Monday, February 9, 2009

Seeing into the Heart of Others

I come from a tradition of  being "religious" rather than spiritual. Although in my former life (read cult) we were admonished to be spiritual rather than religious, it was really the other way around. So when I gave up the old life, I pretty much rejected the idea of prayer as a way to solve problems or to relieve stress or to bless someone. My idea of prayer was  a shopping list of things I needed and that the Supreme Being would never supply, so why do it.
Last year I came across a person who was, in my opinion, the most evil person on the planet after all the terrorists and people like Hitler and Pol Pot. In a way I could forgive the terrorists since they were doing it for "religious" reasons. But I could not understand why this person (and I am not being coy when I don't reference the person. I think that person could sue me!) could be so mean and horrible and yes, essentially evil.  But I started a self help program designed by me that included praying for that person. What I said was, "God, you know how I feel. I ask you to do with (that person) what you will. It is in your hands." I also did yoga and meditation. I read from A Course in Miracles and made several altered books with themes that reflected how I was dealing with evil. In addition, I documented every time I saw this person and email the docs to my home computer. I printed them out and kept them in a notebook that became three inches thick. My point being that God will not help you if you don't document (or more conventionally, help yourself). All the documentation that was appropriate went to the union headquarters as well. God's angels come in human form. Then I was saved from the evil by transferring to another location.
I stopped praying about this person and prayed for the people "left behind" to suffer under the evilness.
Then YESTERDAY as I was going into the bathroom after doing  Altar Guild duties because the people who were supposed to forgot I got this look into this person's mind and heart that just stopped me in my tracks. I could see this person. I could understand this person. I could feel this person. And it wasn't evil that I felt but insecurity and fear and anger and a sense of misplaced entitlement and shame. There was a sense of heightened responsibility and accountability that meant that we, the workers were going to be the instruments for proving what a good and effective leader this person was. There was an intensity of drive and ambition based solely on the idea that this person would prove how good they were. And while it appeared that the proof would be on the backs of the workers, this person drove himself/herself harder than the workers. This person arrived early and stayed late, working sometimes 14 hours. And this person was constantly thinking how to improve the improvements--making no adjustment for the workers' confusion. There was just this huge, enormous, gigantic feeling of lack and insecurity and fear, fear, fear. Fear of being fired. Fear of being made fun of. Fear of being rejected. Fear of being humiliated. Fear of being considered stupid. Fear--Complete and total. And the fear was driving this person and giving back pain so hard and sharp and deep and heavy that I had to sit down. 

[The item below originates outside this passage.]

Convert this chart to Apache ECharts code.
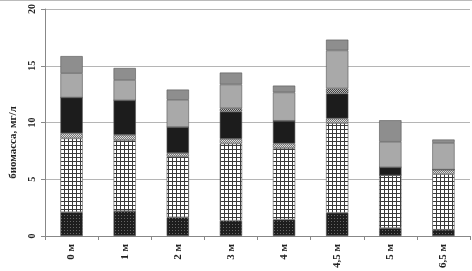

And now what do I do with this? I prayed for God to do something with this person and that was his business not mine. But now, I see that I must pray for this person. Now I see that my next step is to pray for this person who I thought was evil. In my never ending world of "What's in it for Me?" I wonder what God will do with that. Right now I do not ever want to be friends with this person--but with God, it's never say never. 
And I learned that prayer does help. Not in the way you expect. 
Now let's see if hanging St. Anthony of Padua upside down is going to do anything!